Go Whittakers!
Go Whittakers!
The very best thing you can do for any chocolate is to make sure it never gets warm.
It's tempered immediately before being moulded, which involves complicated changes to the fats in the mix, and affects it's texture.
The stuff that's been sitting on the petrol station shelves for weeks through summer is always going to be shite, no matter how good it started out.
Go soothingly on the grease mud, as there lurks the skid demon
Indeed!
As a kid lots of the magazines and comics I read contained ads for Cadbury, " A glass and a half of milk in every block". Long exposure with no bad experiences creates brand loyalty. Sadly the brand changed hands and some of the chocolate was replaced with cardboard. Although I hadn't been buying chocolate much I switched to Whittakers (or anybody except Cadbury).
Then there was the scandal about Cadbury replacing cocoa oil with palm oil which reduced them still further in my estimation.
Now they have upset people including the Prime Minister of Britain (who you might be forgiven for thinking would have more pressing concerns) by removing the word "Easter" from packaging and promotional events.
With a history dating back to 1824, the recent history of Cadbury would make a good case study in how to destroy a respected brand.
These days I usually have dark chocolate on hand, none of which is Cadbury.
There is a grey blur, and a green blur. I try to stay on the grey one. - Joey Dunlop
their chocolate has always been shit and with a high percent of sugar.
never really an option for me.
whittakers for the general chocolates.
dark almond in the freezer at the moment. 62 or 75% cocoa... keeps the kids off it.
have a few chococlatiers that i employ for maximum de-panties.
Nah. A mates Dad was a salesman for Cadburys so we had boxes of Freddo's on the go at all times. As per the thread, the chocolate is different in both hemispheres.

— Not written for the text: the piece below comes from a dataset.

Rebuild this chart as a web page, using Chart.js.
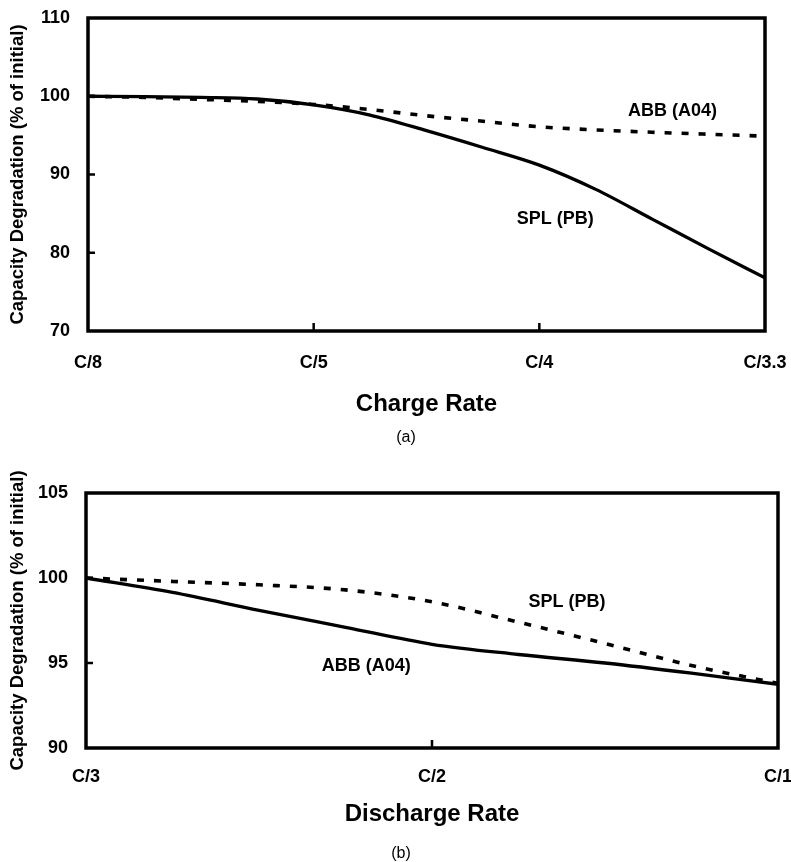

I stopped buying big block Cadburys after the already mentioned palm oil debacle but still had the occasional bar of something or other - the new orange Twirl is great. But the way the multinational dealt with the profitable Dunedin factory pissed me right off so won't have it in the house any more. It won't make any difference in the big scheme of things but I am not supporting those cunts.
I can't believe they will let it happen but the Jaffa race will be very interesting if they let it take place this year. I might go for the first time just for the laugh.
I've heard that but I don't get where the preservative for high temperature comes in to play. It's plenty hot here in the summer and English chocolate survives just fine. If it's melting in the cupboards put it in the fridge. Most stores and shops are air conditioned anyway.
I love the smell of twin V16's in the morning..
TOP QUOTE: “The problem with socialism is that sooner or later you run out of other people’s money.”
It's decades ago now, but I spent a number of years in the tropics and normally the chocolate was white. No, it wasn't milky bar. It had been brown, but had changed to a blotchy white. Not at all appealing.
Even in Taranaki I put chocolate in the fridge in summer - to protect it from the rain???
There is a grey blur, and a green blur. I try to stay on the grey one. - Joey Dunlop
Swiss chocolate
I used to work at the Hermitage Hotel at Mount Cook. We had about 30 kitchen staff and a few of those were Euro chefs ... i.e. from Europe. They would often get packages from home which often included chocolate. A fair bit of that was given away to us ordinary people and I can say without a word of doubt that the Swiss choc is best! Or at least it was 16 years ago.